The nutrients table should also have a unique index for referencing and the nutrient's name. Each of your 162 nutrients will get a row in this table.
Then you have the crossover table containing the nutrient values for each food. This table has three columns: food_id, nutrient_id and value. Each food gets 162 rows inside this table, oe for each nutrient.
This way, you can add or delete nutrients and foods as you like and query everything independent of programming language (well, using SQL, but you'll have to use that anyway :) ).
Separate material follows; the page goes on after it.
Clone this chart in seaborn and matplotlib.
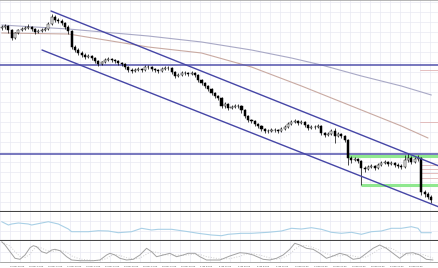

Let's try an example. We have 2 foods in the foods table and 3 nutrients in the nutrients table:
+------------------+
| foods |
+---------+--------+
| food_id | name |
+---------+--------+
| 1 | Banana |
| 2 | Apple |
+---------+--------+
+-------------------------+
| nutrients |
+-------------+-----------+
| nutrient_id | name |
+-------------+-----------+
| 1 | Potassium |
| 2 | Vitamin C |
| 3 | Sugar |
+-------------+-----------+
+-------------------------------+
| foods_nutrients |
+---------+-------------+-------+
| food_id | nutrient_id | value |
+---------+-------------+-------+
| 1 | 1 | 1000 |
| 1 | 2 | 12 |
| 1 | 3 | 1 |
| 2 | 1 | 3 |
| 2 | 2 | 7 |
| 2 | 3 | 98 |
+---------+-------------+-------+
Now, to get the potassium content of a banana, your'd query:
SELECT food_nutrients.value
FROM food_nutrients, foods, nutrients
WHERE foods_nutrients.food_id = foods.food_id
AND foods_nutrients.nutrient_id = nutrients.nutrient_id
AND foods.name = 'Banana'
AND nutrients.name = 'Potassium';
Use the second (more normalized) approach.
You could even get away with fewer tables than you mentioned:
tblNutrients
-- NutrientID
-- NutrientName
-- NutrientUOM (unit of measure)
-- Otherstuff
tblFood
-- FoodId
-- FoodName
-- Otherstuff
tblFoodNutrients
-- FoodID (FK)
-- NutrientID (FK)
-- UOMCount
It will be a nightmare to maintain a 160+ field database.
If there is a time element involved too (can measurements change?) then you could add a date field to the nutrient and/or the foodnutrient table depending on what could change.